Publishers

Why the “Attention Economy” Narrative Is Failing Mobile Gaming Publishers in 2026

In 2026, the advertising industry still talks about the idea that more eyeballs and engagement mean more publisher revenue. But for most mobile gaming publishers, this narrative isn’t delivering on its promise, especially in environments where players are already deeply engaged.
An image of multiple smart phones with adults smiling

Attention metrics are gaining traction across agencies, platforms, and tech providers. At the same time, mobile game publishers are still working through how  and whether those signals reliably map to:

  • Buying decisions
  • Deal renewals
  • Yield stability over time

Recent reporting shows that while momentum around attention-based measurement continues, publishers remain split on its long-term value, particularly when outcomes don’t consistently follow engagement signals.

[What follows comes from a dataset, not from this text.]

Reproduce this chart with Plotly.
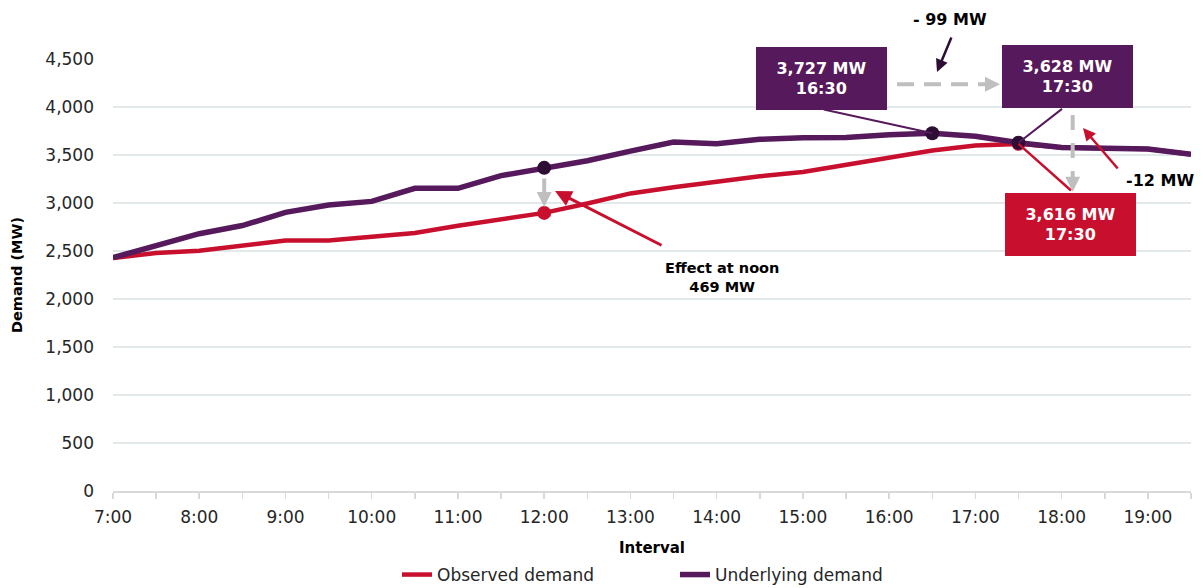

Yearly Trends For Mobile Games Chart
Image courtesy to Sensor Tower State of Mobile 2026 Report - Mobile gaming IAP revenue rose to $81.75bn in 2025 while worldwide downloads fell 7.2%, and total hours played still grew, highlighting how value and engagement don’t always track with volume.

High Attention Doesn’t Automatically Mean Revenue Stability

Across the ecosystem, the focus is shifting toward quality and outcomes over raw volume. For mobile gaming publishers, that means looking beyond high on-screen engagement to evaluate whether ad experiences support:

  • Session health
  • Player retention
  • Long-term demand relationships

Industry analysis shows 2026 strategies increasingly prioritize authenticated audiences and outcome-linked measurement over simple impressions or time spent. In this context, attention becomes one signal among several, not a standalone indicator of value.

Signal Quality Is Rising Across Open Web and In-App Gaming

Market outlooks suggest that publishers are refining how they assess both open web and in-app gaming inventory. The bar is rising on signal clarity, measurability, and commercial fit, not just volume. Attention data still plays a role, but it’s increasingly evaluated alongside:

  • Contextual alignment
  • Audience definition
  • Commercial predictability

In short, attention supports the story,  it doesn’t carry it alone.

Operational Reality Still Matters

For mobile gaming publishers, attention-first strategies can introduce additional complexity across SDKs, mediation layers, analytics, and reporting standards. Sustainable growth is increasingly tied to alignment between demand quality, sales execution, and operational clarity, not any single metric, however sophisticated.

This isn’t about advertisers versus publishers. It reflects a shared need for signals that translate into repeatable, scalable decisions.

The attention economy isn’t broken, it’s evolving. In 2026, attention is most valuable when paired with context, audience strength, and outcome clarity. For mobile gaming publishers, the opportunity isn’t to move away from engagement metrics, it’s to connect them to proof points advertisers can confidently plan against and renew, without compromising the player experience.